The California State Board of Equalization (BOE) recently wrote a letter summarizing how a real estate owner can rescind a recorded deed that gave rise to a reassessable change in ownership. When real estate deeds are recorded, unless at least one of several exemptions from reassessment applies, the property is reassessed for tax purposes and the current owner’s taxes will be increased. But what if a deed was recorded by mistake and you want to undo the mistake so as to avoid the assessor’s tax reassessment? What can be done? If you qualify, you simply rescind the deed.
When you record a grant, quitclaim deed or other written instrument that conveys or transfers title to real property, it is done on a voluntary basis. A voluntary transfer of title to property is an executed contract which is subject to all the rules and laws dealing with contracts in general. As a result, since deeds are considered executed contracts that are subject to the rules applicable to contracts, they are subject to the California Civil Code. The Civil Code spells out the basis for which a contract can be rescinded.

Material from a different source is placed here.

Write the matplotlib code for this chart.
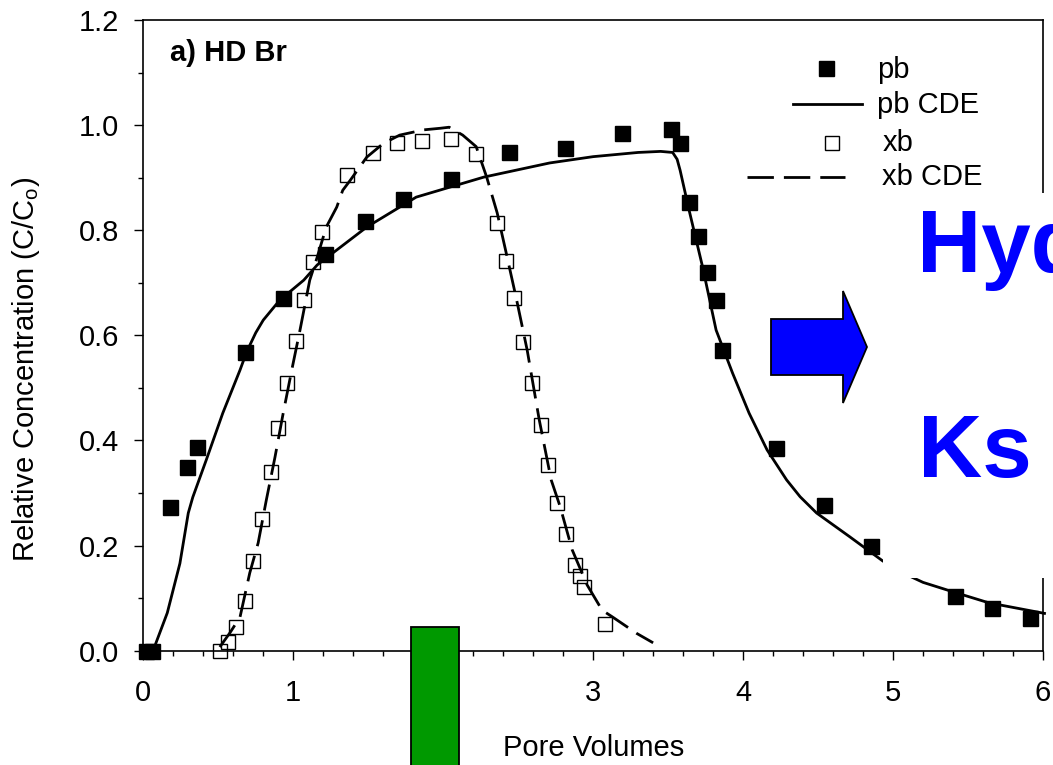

California Civil Code Section 1688 provides that a contract is extinguished by its rescission. A contract may be rescinded either mutually if all the parties consent and if all parties are restored to their original position before the execution of the contract, or unilaterally under certain circumstances such as fraud, mistake or duress. Upon rescission, “the contract becomes a nullity; it and each of its terms and provisions cease to be subsisting or enforceable against the other party.” Section 1691 explicitly requires the restoration of the parties to the status quo for unilateral rescission. Although the Civil Code contains no similar explicit requirement for mutual rescission, case law is supportive of a requirement to return the parties to the status quo for mutual rescission. Also, since a mutual rescission has the effect of nullifying the contract, it follows that the parties to an executed contract should return each other to the position they were in prior to the execution of that contract.